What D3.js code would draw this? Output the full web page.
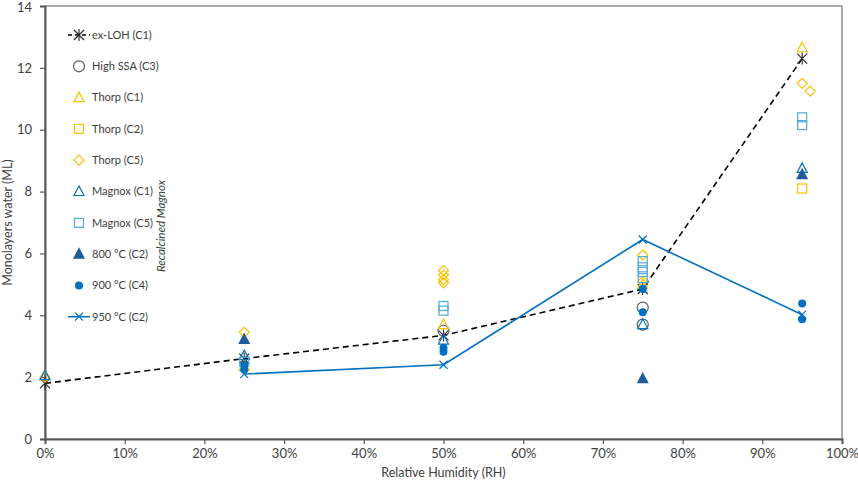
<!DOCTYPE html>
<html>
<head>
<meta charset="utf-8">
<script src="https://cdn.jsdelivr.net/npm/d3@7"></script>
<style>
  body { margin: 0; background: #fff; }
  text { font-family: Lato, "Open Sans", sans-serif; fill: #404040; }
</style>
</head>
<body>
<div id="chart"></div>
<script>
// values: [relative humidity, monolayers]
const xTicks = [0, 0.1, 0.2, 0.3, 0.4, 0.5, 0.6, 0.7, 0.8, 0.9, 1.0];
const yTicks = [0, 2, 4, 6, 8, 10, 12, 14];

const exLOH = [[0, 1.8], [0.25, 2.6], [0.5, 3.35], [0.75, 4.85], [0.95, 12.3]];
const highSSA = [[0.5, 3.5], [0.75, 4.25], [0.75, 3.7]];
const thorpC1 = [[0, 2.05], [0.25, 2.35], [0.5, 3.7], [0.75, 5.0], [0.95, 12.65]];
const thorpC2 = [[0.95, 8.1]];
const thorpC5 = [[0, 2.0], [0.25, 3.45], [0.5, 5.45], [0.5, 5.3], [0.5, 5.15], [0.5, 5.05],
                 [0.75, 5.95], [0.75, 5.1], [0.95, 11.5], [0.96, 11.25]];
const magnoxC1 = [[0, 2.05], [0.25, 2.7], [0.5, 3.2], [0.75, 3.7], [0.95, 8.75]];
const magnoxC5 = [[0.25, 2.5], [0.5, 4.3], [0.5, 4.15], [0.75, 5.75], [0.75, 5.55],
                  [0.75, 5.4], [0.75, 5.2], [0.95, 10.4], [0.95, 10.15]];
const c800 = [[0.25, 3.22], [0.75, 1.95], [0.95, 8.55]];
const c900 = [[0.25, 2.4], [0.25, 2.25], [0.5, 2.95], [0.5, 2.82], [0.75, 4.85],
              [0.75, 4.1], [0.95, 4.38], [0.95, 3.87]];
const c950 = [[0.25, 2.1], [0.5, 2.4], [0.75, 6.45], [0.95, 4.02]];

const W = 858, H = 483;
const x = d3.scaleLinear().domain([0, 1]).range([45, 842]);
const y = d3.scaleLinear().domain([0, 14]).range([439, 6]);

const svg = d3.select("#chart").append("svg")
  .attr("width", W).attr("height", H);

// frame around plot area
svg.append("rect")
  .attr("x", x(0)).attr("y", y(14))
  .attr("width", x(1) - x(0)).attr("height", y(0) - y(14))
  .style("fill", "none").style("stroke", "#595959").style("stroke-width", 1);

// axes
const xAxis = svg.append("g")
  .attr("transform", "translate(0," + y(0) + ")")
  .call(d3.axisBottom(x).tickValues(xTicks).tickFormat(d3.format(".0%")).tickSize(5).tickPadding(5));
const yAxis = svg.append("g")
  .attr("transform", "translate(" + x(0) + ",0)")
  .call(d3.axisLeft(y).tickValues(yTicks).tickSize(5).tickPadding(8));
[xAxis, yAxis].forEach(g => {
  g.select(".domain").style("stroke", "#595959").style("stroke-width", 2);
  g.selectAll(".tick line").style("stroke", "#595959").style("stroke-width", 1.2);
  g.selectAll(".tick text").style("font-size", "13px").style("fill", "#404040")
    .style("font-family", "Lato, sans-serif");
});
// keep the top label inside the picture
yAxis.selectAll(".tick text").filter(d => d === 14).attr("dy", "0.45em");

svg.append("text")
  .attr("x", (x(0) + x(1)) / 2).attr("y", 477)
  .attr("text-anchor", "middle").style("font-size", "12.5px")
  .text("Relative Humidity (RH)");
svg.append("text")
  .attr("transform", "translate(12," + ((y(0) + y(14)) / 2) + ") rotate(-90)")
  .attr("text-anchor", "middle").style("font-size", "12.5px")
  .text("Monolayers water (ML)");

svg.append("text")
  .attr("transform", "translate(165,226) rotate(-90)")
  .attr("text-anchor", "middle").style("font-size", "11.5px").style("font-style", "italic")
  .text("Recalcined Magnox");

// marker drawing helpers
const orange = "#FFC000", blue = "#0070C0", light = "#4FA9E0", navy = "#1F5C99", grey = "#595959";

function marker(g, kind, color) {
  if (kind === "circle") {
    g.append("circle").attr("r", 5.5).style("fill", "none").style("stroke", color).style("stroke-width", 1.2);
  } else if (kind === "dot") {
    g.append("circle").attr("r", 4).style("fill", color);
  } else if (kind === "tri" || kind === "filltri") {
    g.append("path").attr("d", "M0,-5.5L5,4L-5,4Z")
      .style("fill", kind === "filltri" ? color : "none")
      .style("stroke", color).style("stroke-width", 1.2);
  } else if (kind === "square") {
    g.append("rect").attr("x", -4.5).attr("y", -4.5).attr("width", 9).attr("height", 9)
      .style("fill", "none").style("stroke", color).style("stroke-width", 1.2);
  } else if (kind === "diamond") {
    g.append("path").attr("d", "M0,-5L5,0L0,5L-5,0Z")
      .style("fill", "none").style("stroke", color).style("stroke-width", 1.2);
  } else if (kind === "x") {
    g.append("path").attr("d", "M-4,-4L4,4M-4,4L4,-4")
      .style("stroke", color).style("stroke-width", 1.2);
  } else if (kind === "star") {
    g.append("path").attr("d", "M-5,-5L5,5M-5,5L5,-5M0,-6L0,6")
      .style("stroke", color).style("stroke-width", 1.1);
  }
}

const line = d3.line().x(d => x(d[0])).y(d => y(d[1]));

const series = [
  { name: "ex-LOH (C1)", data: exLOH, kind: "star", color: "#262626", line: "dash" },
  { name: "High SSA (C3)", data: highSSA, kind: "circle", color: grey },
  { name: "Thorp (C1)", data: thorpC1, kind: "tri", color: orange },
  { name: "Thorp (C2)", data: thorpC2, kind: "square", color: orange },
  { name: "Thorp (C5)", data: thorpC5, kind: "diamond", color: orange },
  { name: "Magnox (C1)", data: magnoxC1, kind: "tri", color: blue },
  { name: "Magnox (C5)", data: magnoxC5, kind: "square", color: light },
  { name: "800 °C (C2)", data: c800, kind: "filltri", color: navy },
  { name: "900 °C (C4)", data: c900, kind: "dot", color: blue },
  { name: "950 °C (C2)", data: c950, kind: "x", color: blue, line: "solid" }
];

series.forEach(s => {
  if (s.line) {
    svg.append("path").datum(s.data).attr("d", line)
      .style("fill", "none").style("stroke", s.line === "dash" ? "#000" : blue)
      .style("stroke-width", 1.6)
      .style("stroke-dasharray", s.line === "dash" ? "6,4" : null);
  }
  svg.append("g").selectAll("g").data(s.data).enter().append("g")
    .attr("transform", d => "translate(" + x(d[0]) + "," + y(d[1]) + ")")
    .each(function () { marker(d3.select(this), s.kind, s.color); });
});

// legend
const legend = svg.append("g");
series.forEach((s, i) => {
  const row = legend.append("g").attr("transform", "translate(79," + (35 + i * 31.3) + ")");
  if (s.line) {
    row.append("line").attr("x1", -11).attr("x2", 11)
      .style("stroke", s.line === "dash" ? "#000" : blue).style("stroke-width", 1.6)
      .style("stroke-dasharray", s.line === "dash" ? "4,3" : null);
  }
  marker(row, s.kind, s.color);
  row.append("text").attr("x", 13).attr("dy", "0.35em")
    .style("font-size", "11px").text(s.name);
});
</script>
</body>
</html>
◆ ◆ ◆
## REQUIREMENT:
Of all the lines above, how many contain the word "this"? Give the number and nothing else.

## FULL ANSWER:
2